EXERCISE GOAL:
Reproduce, character for character, the lines below from the first through the one with "import plotly.graph_objects as go". Leave pictures out.

AVAILABLE DATA:
* begin *
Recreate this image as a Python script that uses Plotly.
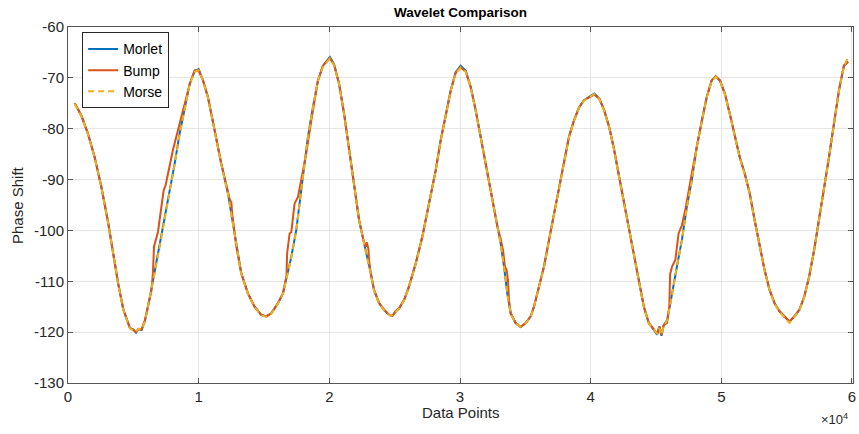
import plotly.graph_objects as go

# ---------------- data ----------------
morlet_x = [510, 1020, 1530, 2040, 2550, 3060, 3850, 4230, 4740, 5000, 5200, 5400, 5630, 5890,
            6270, 6660, 7010, 7395, 7780, 8160, 8540, 8925, 9310, 9690, 10000, 10330, 10710,
            11220, 11730, 12240, 12500, 12880, 13260, 13770, 14280, 14790, 15170, 15560, 16070,
            16450, 16830, 17090, 17470, 17850, 18100, 18360, 18740, 19130, 19510, 20040, 20360,
            20750, 21130, 21510, 21890, 22280, 22660, 22910, 23170, 23420, 23810, 24190, 24570,
            24830, 25080, 25340, 25720, 26100, 26610, 27120, 27630, 28140, 28520, 28910, 29290,
            29670, 30050, 30440, 30820, 31200, 31580, 31970, 32350, 32730, 33110, 33370, 33620,
            33880, 34260, 34640, 35030, 35410, 35660, 36050, 36430, 36810, 37190, 37580, 37960,
            38340, 38720, 39110, 39490, 40020, 40280, 40660, 41040, 41420, 41800, 42180, 42560,
            42940, 43320, 43700, 44070, 44450, 44830, 45090, 45260, 45420, 45590, 45850, 46100,
            46350, 46600, 46980, 47360, 47740, 48120, 48500, 48880, 49260, 49560, 49890, 50270,
            50650, 51030, 51410, 51790, 52170, 52550, 52930, 53310, 53690, 54070, 54450, 54830,
            55210, 55590, 55970, 56350, 56720, 57100, 57480, 57860, 58240, 58620, 59000, 59380,
            59700]
morlet_y = [-75.0, -77.4, -81.0, -85.6, -91.4, -98.3, -110.6, -115.5, -119.2, -119.5, -120.1, -119.4, -119.6, -117.8,
            -113.1, -107.8, -103.2, -98.0, -92.7, -86.9, -81.0, -75.8, -71.2, -68.7, -68.3, -70.5, -73.8,
            -80.3, -86.9, -92.7, -96.7, -103.2, -108.4, -112.4, -115.0, -116.6, -116.9, -116.3, -114.3,
            -112.4, -108.4, -105.2, -99.9, -92.1, -86.2, -81.6, -75.8, -70.5, -67.6, -65.9, -67.3,
            -71.2, -77.1, -84.2, -90.8, -98.0, -102.5, -105.2, -108.4, -111.7, -114.3, -115.6, -116.6,
            -116.8, -115.9, -115.3, -113.7, -111.0, -106.5, -101.2, -94.7, -88.2, -82.3, -77.1, -72.5,
            -68.9, -67.6, -68.6, -71.8, -76.4, -81.6, -86.9, -92.1, -98.0, -102.5, -107.1, -112.4,
            -116.3, -118.2, -119.0, -118.2, -116.9, -115.0, -111.0, -107.1, -101.9, -96.7, -91.4, -86.2,
            -81.6, -78.4, -75.8, -74.4, -73.5, -73.1, -74.1, -76.4, -79.7, -84.2, -89.5, -94.7,
            -99.9, -105.2, -110.4, -115.0, -118.2, -119.5, -120.5, -118.9, -120.7, -118.6, -117.6, -114.3,
            -111.0, -107.1, -101.9, -95.4, -90.1, -83.6, -78.4, -73.8, -70.5, -69.7, -70.5, -73.1,
            -77.1, -81.6, -85.6, -88.8, -92.7, -98.0, -103.2, -107.8, -111.7, -114.3, -115.9, -116.9,
            -117.9, -116.9, -115.6, -113.0, -109.1, -103.9, -98.0, -91.4, -85.6, -79.0, -72.5, -67.6,
            -66.8]

bump_x = [510, 1020, 1530, 2040, 2550, 3060, 3850, 4230, 4740, 5000, 5200, 5400, 5630, 5890,
          6270, 6375, 6500, 6580, 6885, 7140, 7320, 7470, 7650, 8030, 8415, 8800, 9310, 9690,
          10000, 10330, 10710, 11220, 11730, 12240, 12370, 12500, 12570, 12880, 13260, 13770,
          14280, 14790, 15170, 15560, 16070, 16450, 16720, 16770, 16960, 17090, 17340, 17600,
          17850, 18230, 18620, 19130, 19510, 20040, 20360, 20750, 21130, 21510, 21890, 22280,
          22660, 22785, 22860, 22990, 23040, 23170, 23420, 23810, 24190, 24570, 24830, 25080,
          25340, 25720, 26100, 26610, 27120, 27630, 28140, 28520, 28910, 29290, 29670, 30050,
          30440, 30820, 31200, 31580, 31970, 32350, 32730, 32860, 33110, 33290, 33440, 33570,
          33670, 33750, 33880, 34260, 34640, 35030, 35410, 35660, 36050, 36430, 36810, 37190,
          37580, 37960, 38340, 38720, 39110, 39490, 40020, 40280, 40660, 41040, 41420, 41800,
          42180, 42560, 42940, 43320, 43700, 44070, 44450, 44830, 45090, 45260, 45420, 45590,
          45850, 46020, 46080, 46230, 46480, 46730, 46980, 47240, 47490, 47740, 48120, 48500,
          48880, 49260, 49560, 49890, 50270, 50650, 51030, 51410, 51790, 52170, 52550, 52930,
          53310, 53690, 54070, 54450, 54830, 55210, 55590, 55970, 56350, 56720, 57100, 57480,
          57860, 58240, 58620, 59000, 59380, 59700]
bump_y = [-75.0, -77.4, -81.0, -85.6, -91.4, -98.3, -110.6, -115.5, -119.2, -119.5, -120.0, -119.4, -119.5, -117.6,
          -113.1, -112.0, -108.4, -103.2, -100.3, -96.0, -92.1, -91.1, -88.8, -84.2, -80.3, -76.6, -71.3, -68.5,
          -68.6, -70.5, -73.8, -80.3, -86.9, -92.4, -93.8, -94.5, -96.8, -103.2, -108.4, -112.4,
          -115.0, -116.6, -116.9, -116.3, -114.3, -112.4, -109.0, -104.5, -100.6, -100.3, -94.7, -93.4,
          -90.1, -84.9, -78.4, -70.5, -67.6, -66.1, -67.4, -71.2, -77.1, -84.2, -90.8, -98.0,
          -102.5, -103.2, -102.3, -103.6, -105.9, -108.4, -111.7, -114.3, -115.6, -116.6, -116.8, -115.9,
          -115.3, -113.7, -111.0, -106.5, -101.2, -94.7, -88.2, -82.3, -77.1, -72.5, -69.0, -67.9,
          -68.8, -71.8, -76.4, -81.6, -86.9, -92.1, -98.0, -99.3, -101.6, -103.9, -107.1, -107.8,
          -109.7, -113.7, -116.3, -118.2, -119.0, -118.2, -116.9, -115.0, -111.0, -107.1, -101.9, -96.7,
          -91.4, -86.2, -81.6, -78.4, -75.8, -74.4, -73.6, -73.3, -74.1, -76.4, -79.7, -84.2,
          -89.5, -94.7, -99.9, -105.2, -110.4, -115.0, -118.2, -119.5, -120.3, -118.9, -120.5, -118.6,
          -118.2, -115.0, -108.6, -107.1, -105.8, -100.6, -99.0, -96.0, -92.1, -88.8, -83.6, -78.4,
          -73.8, -70.5, -69.7, -70.5, -73.1, -77.1, -81.6, -85.6, -88.8, -92.7, -98.0, -103.2,
          -107.8, -111.7, -114.3, -115.9, -116.9, -117.9, -116.9, -115.6, -113.0, -109.1, -103.9, -98.0,
          -91.4, -85.6, -79.0, -72.5, -67.6, -66.9]

morse_x = morlet_x
morse_y = [-75.1, -77.5, -81.1, -85.7, -91.5, -98.4, -110.7, -115.6, -119.3, -119.7, -120.0, -119.3, -119.5, -117.9,
           -113.2, -107.9, -103.3, -98.1, -92.8, -87.0, -81.1, -75.9, -71.3, -68.8, -68.5, -70.6, -73.9,
           -80.4, -87.0, -92.8, -96.8, -103.3, -108.5, -112.5, -115.1, -116.7, -117.0, -116.4, -114.4,
           -112.5, -108.5, -105.3, -100.0, -92.2, -86.3, -81.7, -75.9, -70.6, -67.8, -66.2, -67.5,
           -71.3, -77.2, -84.3, -90.9, -98.1, -102.6, -105.3, -108.5, -111.8, -114.4, -115.7, -116.7,
           -116.7, -116.0, -115.4, -113.8, -111.1, -106.6, -101.3, -94.8, -88.3, -82.4, -77.2, -72.6,
           -69.1, -68.0, -68.8, -71.9, -76.5, -81.7, -87.0, -92.2, -98.1, -102.6, -107.2, -112.5,
           -116.4, -118.3, -118.9, -118.3, -117.0, -115.1, -111.1, -107.2, -102.0, -96.8, -91.5, -86.3,
           -81.7, -78.5, -75.9, -74.5, -73.6, -73.2, -74.2, -76.5, -79.8, -84.3, -89.6, -94.8,
           -100.0, -105.3, -110.5, -115.1, -118.3, -119.6, -120.3, -119.2, -120.5, -118.8, -117.7, -114.4,
           -111.1, -107.2, -102.0, -95.5, -90.2, -83.7, -78.5, -73.9, -70.6, -69.8, -70.6, -73.2,
           -77.2, -81.7, -85.7, -88.9, -92.8, -98.1, -103.3, -107.9, -111.8, -114.4, -116.0, -117.0,
           -118.2, -117.0, -115.7, -113.1, -109.2, -104.0, -98.1, -91.5, -85.7, -79.1, -72.6, -67.7,
           -66.0]

series_names = ["Morlet", "Bump", "Morse"]
x_tick_vals = [0, 10000, 20000, 30000, 40000, 50000, 60000]
x_tick_text = ["0", "1", "2", "3", "4", "5", "6"]
y_tick_vals = [-130, -120, -110, -100, -90, -80, -70, -60]
y_tick_text = ["-130", "-120", "-110", "-100", "-90", "-80", "-70", "-60"]

# ---------------- figure ----------------
FONT = "Liberation Sans, Arial, Helvetica, sans-serif"
TXT = "#262626"
AX = "#555555"
GRID = "#e6e6e6"

fig = go.Figure()
fig.add_trace(go.Scatter(x=morlet_x, y=morlet_y, mode="lines", name=series_names[0],
                         line=dict(color="#0072BD", width=2)))
fig.add_trace(go.Scatter(x=bump_x, y=bump_y, mode="lines", name=series_names[1],
                         line=dict(color="#D95319", width=2)))
fig.add_trace(go.Scatter(x=morse_x, y=morse_y, mode="lines", name=series_names[2],
                         line=dict(color="#EDB120", width=2, dash="6px,4px")))

fig.update_layout(
    width=859, height=434,
    margin=dict(l=68, r=6, t=27, b=51, autoexpand=False),
    paper_bgcolor="white", plot_bgcolor="white",
    font=dict(family=FONT, size=15, color=TXT),
    title=dict(text="<b>Wavelet Comparison</b>", x=(68 + 853) / 2 / 859, xanchor="center",
               y=1 - 12 / 434, yanchor="middle", yref="container",
               font=dict(size=13.5, color="black")),
    showlegend=True,
    legend=dict(x=0.018, y=0.985, xanchor="left", yanchor="top",
                bgcolor="white", bordercolor="#262626", borderwidth=1,
                font=dict(size=14, color="black"), tracegroupgap=0,
                itemwidth=30),
)

fig.update_xaxes(range=[0, 60077], tickvals=x_tick_vals, ticktext=x_tick_text,
                 automargin=False,
                 showgrid=True, gridcolor=GRID, gridwidth=1,
                 showline=True, linecolor=AX, linewidth=1, mirror="ticks",
                 ticks="inside", ticklen=5, tickcolor=AX,
                 zeroline=False, tickfont=dict(size=15, color=TXT))
fig.update_yaxes(range=[-130, -60], tickvals=y_tick_vals, ticktext=y_tick_text,
                 automargin=False,
                 showgrid=True, gridcolor=GRID, gridwidth=1,
                 showline=True, linecolor=AX, linewidth=1, mirror="ticks",
                 ticks="inside", ticklen=5, tickcolor=AX,
                 zeroline=False, tickfont=dict(size=15, color=TXT))

fig.add_annotation(text="Data Points", xref="paper", yref="paper", x=0.5, y=0,
                   yshift=-29, xanchor="center", yanchor="middle", showarrow=False,
                   font=dict(size=15, color=TXT))
fig.add_annotation(text="Phase Shift", xref="paper", yref="paper", x=0, y=0.5,
                   xshift=-51, textangle=-90, xanchor="center", yanchor="middle",
                   showarrow=False, font=dict(size=15, color=TXT))
fig.add_annotation(text="×10<sup>4</sup>", xref="paper", yref="paper", x=1, y=0,
                   xshift=-19, yshift=-36, xanchor="center", yanchor="middle",
                   showarrow=False, font=dict(size=13, color=TXT))

fig.write_html("out.html", config={"displayModeBar": False},
               post_script="document.body.style.margin='0px';document.body.style.padding='0px';")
* end *
SOLUTION FOR THIS TASK:
Recreate this image as a Python script that uses Plotly.
import plotly.graph_objects as go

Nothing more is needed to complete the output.